Suppose there are N people living in a straight street that is just lies on an X-coordinate axis. The ith person's coordinate is Xi meters. And in the street there is a take-out restaurant which has coordinates X meters. One day at lunchtime, each person takes an order from the restaurant at the same time. As a worker in the restaurant, you need to start from the restaurant, send food to the N people, and then come back to the restaurant. Your speed is V-1 meters per minute.
You know that the N people have different personal characters; therefore they have different feeling on the time their food arrives. Their feelings are measured by Displeasure Index. At the beginning, the Displeasure Index for each person is 0. When waiting for the food, the ith person will gain Bi Displeasure Index per minute.
If one's Displeasure Index goes too high, he will not buy your food any more. So you need to keep the sum of all people's Displeasure Index as low as possible in order to maximize your income. Your task is to find the minimal sum of Displeasure Index.
Input
The input contains multiple test cases, separated with a blank line.
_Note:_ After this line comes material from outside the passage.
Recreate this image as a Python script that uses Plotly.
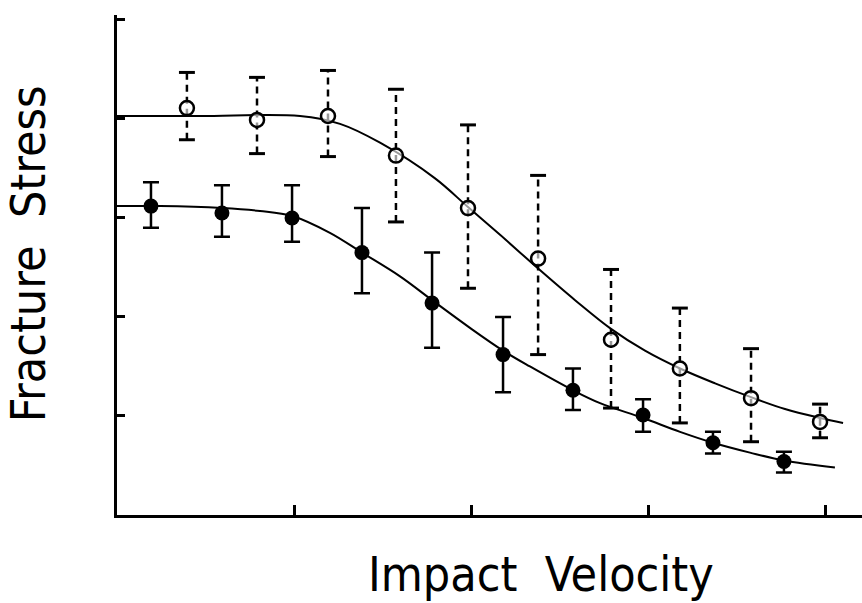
import plotly.graph_objects as go

# ---- data (arbitrary units: x in velocity tick units, y in stress tick units) ----
# open circles (dashed error bars)
open_x = [0.395, 0.791, 1.192, 1.576, 1.983, 2.379, 2.791, 3.180, 3.582, 3.972]
open_y = [4.11, 3.99, 4.03, 3.63, 3.10, 2.59, 1.77, 1.48, 1.18, 0.94]
open_hi = [4.47, 4.42, 4.49, 4.30, 3.94, 3.43, 2.48, 2.09, 1.68, 1.12]
open_lo = [3.79, 3.65, 3.62, 2.96, 2.29, 1.62, 1.08, 0.93, 0.74, 0.78]

# filled circles (solid error bars)
fill_x = [0.192, 0.593, 0.989, 1.384, 1.780, 2.181, 2.576, 2.972, 3.367, 3.768]
fill_y = [3.12, 3.05, 3.00, 2.65, 2.14, 1.62, 1.26, 1.01, 0.73, 0.54]
fill_hi = [3.36, 3.33, 3.33, 3.10, 2.65, 2.00, 1.48, 1.17, 0.84, 0.64]
fill_lo = [2.90, 2.81, 2.76, 2.24, 1.69, 1.24, 1.06, 0.84, 0.62, 0.43]

# fitted curves
upper_cx = [0.0, 0.469, 1.034, 1.260, 1.486, 1.797, 1.983, 2.164, 2.379, 2.588,
            2.791, 2.983, 3.181, 3.379, 3.582, 3.774, 3.972, 4.102]
upper_cy = [4.03, 4.03, 4.03, 3.95, 3.76, 3.40, 3.11, 2.83, 2.49, 2.17,
            1.88, 1.66, 1.48, 1.33, 1.19, 1.07, 0.98, 0.93]
lower_cx = [0.0, 0.243, 0.593, 0.808, 0.989, 1.203, 1.384, 1.599, 1.780, 1.994,
            2.181, 2.333, 2.576, 2.729, 2.972, 3.181, 3.367, 3.576, 3.768, 4.056]
lower_cy = [3.12, 3.12, 3.10, 3.07, 3.02, 2.85, 2.65, 2.41, 2.17, 1.89,
            1.66, 1.50, 1.26, 1.13, 0.98, 0.84, 0.73, 0.63, 0.55, 0.48]

y_ticks = [1, 2, 3, 4, 5]
x_ticks = [1, 2, 3, 4]

INK = "black"
CAP = 0.045  # half-width of error-bar caps, x units

fig = go.Figure()

# curves
for cxs, cys in ((upper_cx, upper_cy), (lower_cx, lower_cy)):
    fig.add_trace(go.Scatter(x=cxs, y=cys, mode="lines", line_shape="spline",
                             line=dict(color=INK, width=2), hoverinfo="skip"))

# dashed error bars for open circles
bx, by, cx, cy = [], [], [], []
for x, lo, hi in zip(open_x, open_lo, open_hi):
    bx += [x, x, None]
    by += [lo, hi, None]
    cx += [x - CAP, x + CAP, None, x - CAP, x + CAP, None]
    cy += [hi, hi, None, lo, lo, None]
fig.add_trace(go.Scatter(x=bx, y=by, mode="lines",
                         line=dict(color=INK, width=2.5, dash="7px,5px"), hoverinfo="skip"))
fig.add_trace(go.Scatter(x=cx, y=cy, mode="lines",
                         line=dict(color=INK, width=3), hoverinfo="skip"))

# open circles
fig.add_trace(go.Scatter(x=open_x, y=open_y, mode="markers",
                         marker=dict(symbol="circle", size=14, color="rgba(255,255,255,0.6)",
                                     line=dict(color=INK, width=2.5))))

# filled circles with solid error bars
fig.add_trace(go.Scatter(
    x=fill_x, y=fill_y, mode="markers",
    marker=dict(symbol="circle", size=15, color=INK),
    error_y=dict(type="data", symmetric=False,
                 array=[h - y for h, y in zip(fill_hi, fill_y)],
                 arrayminus=[y - l for y, l in zip(fill_y, fill_lo)],
                 color=INK, thickness=2.5, width=8),
))

title_font = dict(family="DejaVu Sans Condensed, DejaVu Sans, sans-serif", size=48, color=INK)
fig.add_annotation(text="Impact  Velocity", xref="paper", yref="paper",
                   x=0.569, y=-0.118, xanchor="center", yanchor="middle",
                   showarrow=False, font=title_font)
fig.add_annotation(text="Fracture  Stress", xref="paper", yref="paper",
                   x=-0.119, y=0.522, xanchor="center", yanchor="middle",
                   textangle=-90, showarrow=False, font=title_font)

fig.update_xaxes(range=[0, 4.209], showgrid=False, zeroline=False,
                 showline=True, linecolor=INK, linewidth=3,
                 ticks="inside", ticklen=10, tickwidth=3, tickcolor=INK,
                 tickvals=x_ticks, showticklabels=False)
fig.update_yaxes(range=[0, 5.05], showgrid=False, zeroline=False,
                 showline=True, linecolor=INK, linewidth=3,
                 ticks="inside", ticklen=8, tickwidth=3, tickcolor=INK,
                 tickvals=y_ticks, showticklabels=False)

fig.update_layout(width=862, height=603, showlegend=False,
                  plot_bgcolor="white", paper_bgcolor="white",
                  margin=dict(l=117, r=0, t=15, b=88))

fig.write_html("out.html")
Each case is started with three integers N ( 1 <= N <= 1000 ), V ( V > 0), X ( X >= 0 ), then N lines followed. Each line contains two integers Xi ( Xi >= 0 ), Bi ( Bi >= 0), which are described above.
You can safely assume that all numbers in the input and output will be less than 231 - 1.
Please process to the end-of-file.
Output
For each test case please output a single number, which is the minimal sum of Displeasure Index. One test case per line.
Sample Input
5 1 0
1 1
2 2
3 3
4 4
5 5
Sample Output
55
思路:因为送外卖只要经过某一点,如果哪一点的外卖没有送达,哪先送这一点,这样一定比不送优。
dp[i][j][0]代表送完餐后在i点,dp[i][j][1]代表送完餐后在j点。
tem表示还未送到餐的其他人,加上正在去送餐的人的怒气和。
#include<algorithm>
#include<string.h>
#include<stdio.h>
using namespace std;
struct node
{
int x,b;
} A[1010];
int cmp(node a,node b)
{
return a.x<b.x;
}
int sum[1010],dp[1010][1010][2];
int main()
{
int n,v,x,pos;
while(~scanf("%d%d%d",&n,&v,&x))
{
for(int i=1; i<=n; i++)
scanf("%d%d",&A[i].x,&A[i].b);
++n;
A[n].x=x,A[n].b=0;
sort(A+1,A+1+n,cmp);
memset(dp,0x3f,sizeof(dp));
for(int i=1; i<=n; i++)
sum[i]=sum[i-1]+A[i].b;
pos=0;
for(int i=1;i<=n;i++)
{
if(A[i].x==x)
{
pos=i;
break;
}
}
dp[pos][pos][1]=dp[pos][pos][0]=0;
for(int i=pos; i>0; i--)
{
for(int j=pos; j<=n; j++)
{
int tem=sum[n]-sum[j]+sum[i-1];
dp[i][j][0]=min(dp[i][j][0],dp[i+1][j][0]+(A[i+1].x-A[i].x)*(tem+A[i].b));
dp[i][j][0]=min(dp[i][j][0],dp[i+1][j][1]+(A[j].x-A[i].x)*(tem+A[i].b));
dp[i][j][1]=min(dp[i][j][1],dp[i][j-1][0]+(A[j].x-A[i].x)*(tem+A[j].b));
dp[i][j][1]=min(dp[i][j][1],dp[i][j-1][1]+(A[j].x-A[j-1].x)*(tem+A[j].b));
}
}
printf("%d\n",min(dp[1][n][0],dp[1][n][1])*v);
}
}